• Directions
Output the full listing below exactly as it reads, and skip anything that is a picture.

• Given material
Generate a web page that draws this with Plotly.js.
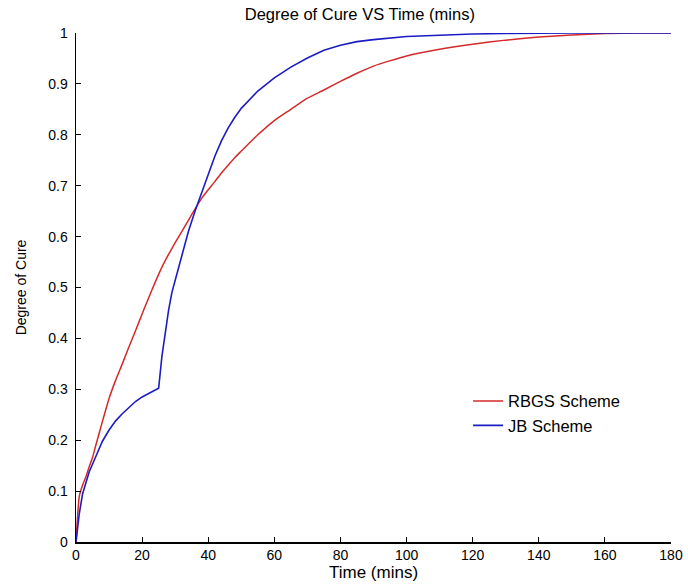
<!DOCTYPE html>
<html>
<head>
<meta charset="utf-8">
<script src="https://cdn.plot.ly/plotly-3.0.1.min.js"></script>
<style>html,body{margin:0;padding:0;background:#fff;}#chart{width:688px;height:586px;}</style>
</head>
<body>
<div id="chart"></div>
<script>
var jbTime = [0,1,2,4,6,8,10,12,14,16,18,20,22,24,25,26,27,28,29,30,32,34,36,38,40,42,44,46,48,50,55,60,65,70,75,80,85,90,100,110,120,130,140,150,160,170,180];
var jbCure = [0,0.056,0.095,0.138,0.168,0.198,0.22,0.238,0.252,0.264,0.276,0.285,0.292,0.298,0.302,0.365,0.415,0.455,0.49,0.515,0.565,0.61,0.65,0.685,0.722,0.758,0.788,0.813,0.834,0.852,0.886,0.912,0.933,0.951,0.966,0.976,0.983,0.987,0.993,0.996,0.998,0.999,1,1,1,1,1];

var rbgsTime = [0,1,2,3,4,5,6,8,10,12,14,16,18,20,22,24,26,28,30,32,34,36,38,40,42,44,46,48,50,55,60,65,70,75,80,85,90,100,110,120,130,140,150,160,170,180];
var rbgsCure = [0,0.09,0.112,0.128,0.148,0.166,0.19,0.237,0.282,0.318,0.35,0.383,0.415,0.448,0.48,0.511,0.54,0.565,0.588,0.61,0.632,0.654,0.675,0.692,0.708,0.725,0.74,0.755,0.768,0.8,0.828,0.85,0.872,0.888,0.905,0.921,0.935,0.955,0.968,0.978,0.986,0.992,0.996,0.999,1,1];

var xTicks = [0,20,40,60,80,100,120,140,160,180];
var yTicks = [0,0.1,0.2,0.3,0.4,0.5,0.6,0.7,0.8,0.9,1];
var yTickText = ['0','0.1','0.2','0.3','0.4','0.5','0.6','0.7','0.8','0.9','1'];

var traces = [
  {x: rbgsTime, y: rbgsCure, name: 'RBGS Scheme', mode: 'lines', line: {color: '#d42a2a', width: 1.5, shape: 'spline', smoothing: 0.5}},
  {x: jbTime, y: jbCure, name: 'JB Scheme', mode: 'lines', line: {color: '#1c1cc4', width: 1.6}}
];

var font = 'Liberation Sans, Arial, Helvetica, sans-serif';
var layout = {
  width: 688, height: 586,
  margin: {l: 76, r: 17, t: 33, b: 44, pad: 0},
  paper_bgcolor: '#fff', plot_bgcolor: '#fff',
  font: {family: font, size: 13, color: '#000'},
  title: {text: 'Degree of Cure VS Time (mins)', font: {family: font, size: 16.5, color: '#000'}, x: 0.523, xanchor: 'center', y: 0.975, yanchor: 'middle'},
  xaxis: {
    range: [0, 180], tickvals: xTicks, ticktext: xTicks.map(String),
    showgrid: false, zeroline: false, showline: true, linecolor: '#000', linewidth: 1.5,
    ticks: 'inside', ticklen: 5, tickwidth: 1, tickcolor: '#000',
    tickfont: {family: font, size: 14, color: '#000'},
    title: {text: 'Time (mins)', font: {family: font, size: 17, color: '#000'}, standoff: 1}
  },
  yaxis: {
    range: [0, 1], tickvals: yTicks, ticktext: yTickText,
    showgrid: false, zeroline: false, showline: true, linecolor: '#000', linewidth: 1.5,
    ticks: 'inside', ticklen: 5, tickwidth: 1, tickcolor: '#000',
    ticklabelstandoff: 4,
    tickfont: {family: font, size: 14, color: '#000'},
    title: {text: 'Degree of Cure', font: {family: font, size: 14, color: '#000'}, standoff: 18}
  },
  showlegend: true,
  legend: {x: 0.659, y: 0.311, xanchor: 'left', yanchor: 'top', bgcolor: 'rgba(0,0,0,0)', borderwidth: 0,
    font: {family: font, size: 16.5, color: '#000'}, itemwidth: 30, tracegroupgap: 0}
};

Plotly.newPlot('chart', traces, layout, {displayModeBar: false, staticPlot: true});
</script>
</body>
</html>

• Correct output
Generate a web page that draws this with Plotly.js.
<!DOCTYPE html>
<html>
<head>
<meta charset="utf-8">
<script src="https://cdn.plot.ly/plotly-3.0.1.min.js"></script>
<style>html,body{margin:0;padding:0;background:#fff;}#chart{width:688px;height:586px;}</style>
</head>
<body>
<div id="chart"></div>
<script>
var jbTime = [0,1,2,4,6,8,10,12,14,16,18,20,22,24,25,26,27,28,29,30,32,34,36,38,40,42,44,46,48,50,55,60,65,70,75,80,85,90,100,110,120,130,140,150,160,170,180];
var jbCure = [0,0.056,0.095,0.138,0.168,0.198,0.22,0.238,0.252,0.264,0.276,0.285,0.292,0.298,0.302,0.365,0.415,0.455,0.49,0.515,0.565,0.61,0.65,0.685,0.722,0.758,0.788,0.813,0.834,0.852,0.886,0.912,0.933,0.951,0.966,0.976,0.983,0.987,0.993,0.996,0.998,0.999,1,1,1,1,1];

var rbgsTime = [0,1,2,3,4,5,6,8,10,12,14,16,18,20,22,24,26,28,30,32,34,36,38,40,42,44,46,48,50,55,60,65,70,75,80,85,90,100,110,120,130,140,150,160,170,180];
var rbgsCure = [0,0.09,0.112,0.128,0.148,0.166,0.19,0.237,0.282,0.318,0.35,0.383,0.415,0.448,0.48,0.511,0.54,0.565,0.588,0.61,0.632,0.654,0.675,0.692,0.708,0.725,0.74,0.755,0.768,0.8,0.828,0.85,0.872,0.888,0.905,0.921,0.935,0.955,0.968,0.978,0.986,0.992,0.996,0.999,1,1];

var xTicks = [0,20,40,60,80,100,120,140,160,180];
var yTicks = [0,0.1,0.2,0.3,0.4,0.5,0.6,0.7,0.8,0.9,1];
var yTickText = ['0','0.1','0.2','0.3','0.4','0.5','0.6','0.7','0.8','0.9','1'];

var traces = [
  {x: rbgsTime, y: rbgsCure, name: 'RBGS Scheme', mode: 'lines', line: {color: '#d42a2a', width: 1.5, shape: 'spline', smoothing: 0.5}},
  {x: jbTime, y: jbCure, name: 'JB Scheme', mode: 'lines', line: {color: '#1c1cc4', width: 1.6}}
];

var font = 'Liberation Sans, Arial, Helvetica, sans-serif';
var layout = {
  width: 688, height: 586,
  margin: {l: 76, r: 17, t: 33, b: 44, pad: 0},
  paper_bgcolor: '#fff', plot_bgcolor: '#fff',
  font: {family: font, size: 13, color: '#000'},
  title: {text: 'Degree of Cure VS Time (mins)', font: {family: font, size: 16.5, color: '#000'}, x: 0.523, xanchor: 'center', y: 0.975, yanchor: 'middle'},
  xaxis: {
    range: [0, 180], tickvals: xTicks, ticktext: xTicks.map(String),
    showgrid: false, zeroline: false, showline: true, linecolor: '#000', linewidth: 1.5,
    ticks: 'inside', ticklen: 5, tickwidth: 1, tickcolor: '#000',
    tickfont: {family: font, size: 14, color: '#000'},
    title: {text: 'Time (mins)', font: {family: font, size: 17, color: '#000'}, standoff: 1}
  },
  yaxis: {
    range: [0, 1], tickvals: yTicks, ticktext: yTickText,
    showgrid: false, zeroline: false, showline: true, linecolor: '#000', linewidth: 1.5,
    ticks: 'inside', ticklen: 5, tickwidth: 1, tickcolor: '#000',
    ticklabelstandoff: 4,
    tickfont: {family: font, size: 14, color: '#000'},
    title: {text: 'Degree of Cure', font: {family: font, size: 14, color: '#000'}, standoff: 18}
  },
  showlegend: true,
  legend: {x: 0.659, y: 0.311, xanchor: 'left', yanchor: 'top', bgcolor: 'rgba(0,0,0,0)', borderwidth: 0,
    font: {family: font, size: 16.5, color: '#000'}, itemwidth: 30, tracegroupgap: 0}
};

Plotly.newPlot('chart', traces, layout, {displayModeBar: false, staticPlot: true});
</script>
</body>
</html>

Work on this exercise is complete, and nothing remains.